## Task brief
Determine the number of lines in these entries that hold the word "code". Give the number and nothing more.
■ ■ ■
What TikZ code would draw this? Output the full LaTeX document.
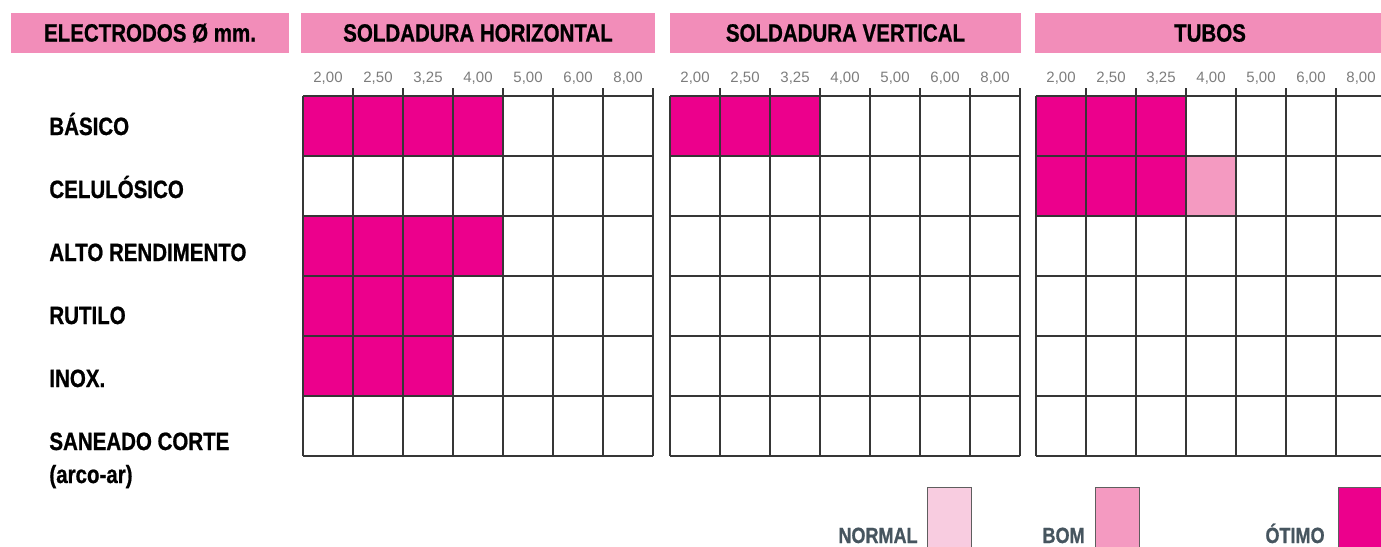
\documentclass[tikz,border=0pt]{standalone}
\usepackage{fontspec}
\setmainfont{Liberation Sans}[FakeStretch=0.82, BoldFeatures={FakeBold=0.8}]
\newfontfamily\numfont{Liberation Sans}
\definecolor{otimo}{HTML}{EC008C}
\definecolor{bom}{HTML}{F49AC1}
\definecolor{normal}{HTML}{F8CCE0}
\definecolor{barpink}{HTML}{F28DB9}
\definecolor{legendtext}{HTML}{46555F}
\definecolor{gridline}{HTML}{363636}
\definecolor{numgray}{HTML}{7C7C7C}

\begin{document}
\begin{tikzpicture}[x=0.5pt,y=-0.5pt]
\tikzstyle{head}=[fill=barpink, minimum height=20pt, inner sep=0pt, font=\bfseries\fontsize{12.5}{14}\selectfont]
\tikzstyle{rowlab}=[anchor=base west, inner sep=0pt, font=\bfseries\fontsize{12.5}{14}\selectfont]
\tikzstyle{num}=[anchor=base, inner sep=0pt, text=numgray, font=\numfont\fontsize{7.5}{9}\selectfont]
\tikzstyle{gridln}=[draw=gridline, line width=0.6pt]
\tikzstyle{legbox}=[draw=gridline!80, line width=0.5pt, minimum width=22pt, minimum height=40pt, inner sep=0pt, anchor=north west]
\tikzstyle{legtext}=[anchor=base east, inner sep=0pt, text=legendtext, font=\bfseries\fontsize{11}{13}\selectfont]
  \clip (0,0) rectangle (1381,546);
  % header bars
  \node[head, minimum width=139pt] (hElec) at (150,33) {ELECTRODOS Ø mm.};
  \node[head, minimum width=177pt] (hHoriz) at (478,33) {SOLDADURA HORIZONTAL};
  \node[head, minimum width=175.5pt] (hVert) at (845.5,33) {SOLDADURA VERTICAL};
  \node[head, minimum width=175pt] (hTubos) at (1210,33) {TUBOS};
  % electrode types
  \node[rowlab] (rBasico) at (49,135) {BÁSICO};
  \node[rowlab] (rCelul) at (49,198) {CELULÓSICO};
  \node[rowlab] (rAlto) at (49,261) {ALTO RENDIMENTO};
  \node[rowlab] (rRutilo) at (49,324) {RUTILO};
  \node[rowlab] (rInox) at (49,387) {INOX.};
  \node[rowlab] (rSaneado) at (49,450) {SANEADO CORTE};
  \node[rowlab] (rArco) at (49,483) {(arco-ar)};
  % filled cells
  \foreach \gx/\r/\n in {303/1/4, 303/3/4, 303/4/3, 303/5/3, 670/1/3, 1036/1/3, 1036/2/3}
    \fill[otimo] (\gx,{96+60*(\r-1)}) rectangle ++({50*\n},60);
  \fill[bom] (1186,156) rectangle ++(50,60);
  % grids, ticks and diameters
  \foreach \gx in {303,670,1036} {
    \foreach \c in {0,...,7}
      \draw[gridln] ({\gx+50*\c},96) -- ++(0,360);
    \foreach \r in {0,...,6}
      \draw[gridln] (\gx,{96+60*\r}) -- ++(350,0);
    \foreach \c in {1,...,7}
      \draw[gridln] ({\gx+50*\c},88) -- ++(0,8);
    \foreach \d [count=\c from 0] in {{2,00},{2,50},{3,25},{4,00},{5,00},{6,00},{8,00}}
      \node[num] at ({\gx+25+50*\c},82) {\d};
  }
  % legend
  \node[legbox, fill=normal] (boxNormal) at (927,487) {};
  \node[legbox, fill=bom] (boxBom) at (1095,487) {};
  \node[legbox, fill=otimo] (boxOtimo) at (1338,487) {};
  \node[legtext] (tNormal) at (918,543) {NORMAL};
  \node[legtext] (tBom) at (1085,543) {BOM};
  \node[legtext] (tOtimo) at (1325,543) {ÓTIMO};
\end{tikzpicture}
\end{document}
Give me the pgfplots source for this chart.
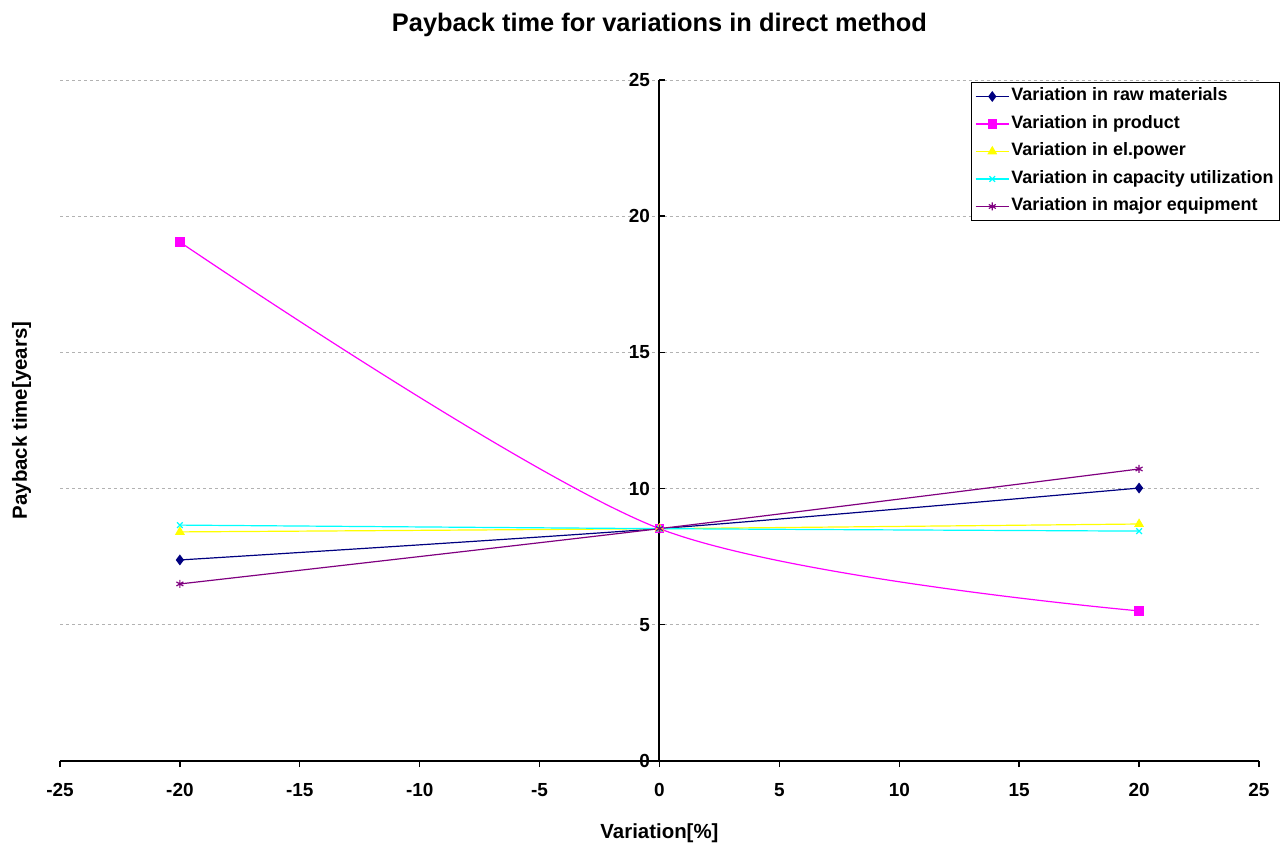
\documentclass[border=0pt]{standalone}
\usepackage{fontspec}
\setmainfont{Liberation Sans}
\usepackage{pgfplots}
\pgfplotsset{compat=1.18}
\definecolor{cnavy}{RGB}{0,0,128}
\definecolor{cmag}{RGB}{255,0,255}
\definecolor{cyel}{RGB}{255,255,0}
\definecolor{ccyan}{RGB}{0,255,255}
\definecolor{cpurp}{RGB}{128,0,128}
\begin{document}
\begin{tikzpicture}[x=1bp,y=1bp]
\path[use as bounding box] (-60bp,-83bp) rectangle (1228bp,761bp);
\begin{axis}[
  at={(0bp,0bp)}, anchor=south west,
  width=1199bp, height=681bp, scale only axis,
  xmin=-25, xmax=25, ymin=0, ymax=25,
  axis y line=middle, axis x line=bottom,
  axis line style={black, line width=1.6bp, -},
  every inner y axis line/.append style={black, line width=1.8bp, -},
  every outer x axis line/.append style={black, line width=1.6bp, -},
  hide obscured x ticks=false, hide obscured y ticks=false,
  xtick={-25,-20,...,25}, ytick={0,5,...,25},
  every tick/.style={black, line width=1.4bp},
  every y tick/.style={black, line width=1.4bp},
  major tick length=6bp,
  xtick align=outside, ytick align=inside,
  /pgf/number format/assume math mode=true,
  tick label style={font=\fontsize{19}{22}\selectfont\bfseries},
  xticklabel style={yshift=-13bp},
  yticklabel style={xshift=-6bp},
  ymajorgrids, grid style={gray!60, dashed, line width=0.8bp},
  clip=false,
  title={Payback time for variations in direct method},
  title style={font=\fontsize{25.5}{30}\selectfont\bfseries, at={([yshift=43bp]axis description cs:0.5,1)}, anchor=base},
  xlabel={Variation[\%]},
  xlabel style={font=\fontsize{20.5}{24}\selectfont\bfseries, at={([yshift=-77bp]axis description cs:0.5,0)}, anchor=base},
  ylabel={Payback time[years]},
  ylabel style={font=\fontsize{20.5}{24}\selectfont\bfseries, at={([xshift=-33bp]axis description cs:0,0.5)}, rotate=90, anchor=base},
  legend style={at={([xshift=21bp,yshift=-2bp]axis description cs:1,1)}, anchor=north east,
    draw=black, line width=1bp, font=\fontsize{18}{21}\selectfont\bfseries,
    row sep=6.5bp, inner xsep=4bp, inner ysep=3.5bp, cells={anchor=west},
    nodes={inner sep=2bp, text height=13bp, text depth=4bp}},
  legend image code/.code={\draw[#1, line width=1.2bp] (0bp,0bp) -- (33bp,0bp); \draw[#1, mark repeat=2, mark phase=2] plot coordinates {(0bp,0bp) (16.5bp,0bp) (33bp,0bp)};},
  every axis plot/.append style={line width=1.2bp, smooth},
]
\draw[black, line width=2bp] (axis cs:0,0) -- (axis cs:0,25);
\addplot[cnavy, mark=diamond*, mark size=4.5bp, mark options={solid, fill=cnavy}] coordinates {(-20,7.38) (0,8.53) (20,10.02)};
\addlegendentry{Variation in raw materials}
\addplot[cmag, mark=square*, mark size=4.2bp, mark options={fill=cmag}] coordinates {(-20,19.05) (0,8.53) (20,5.51)};
\addlegendentry{Variation in product}
\addplot[cyel, mark=triangle*, mark size=4.5bp, mark options={fill=cyel}] coordinates {(-20,8.41) (0,8.53) (20,8.70)};
\addlegendentry{Variation in el.power}
\addplot[ccyan, mark=x, mark size=4bp] coordinates {(-20,8.66) (0,8.53) (20,8.44)};
\addlegendentry{Variation in capacity utilization}
\addplot[cpurp, mark=asterisk, mark size=4bp] coordinates {(-20,6.50) (0,8.53) (20,10.72)};
\addlegendentry{Variation in major equipment}
\end{axis}
\end{tikzpicture}
\end{document}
■ ■ ■
## Written answer
2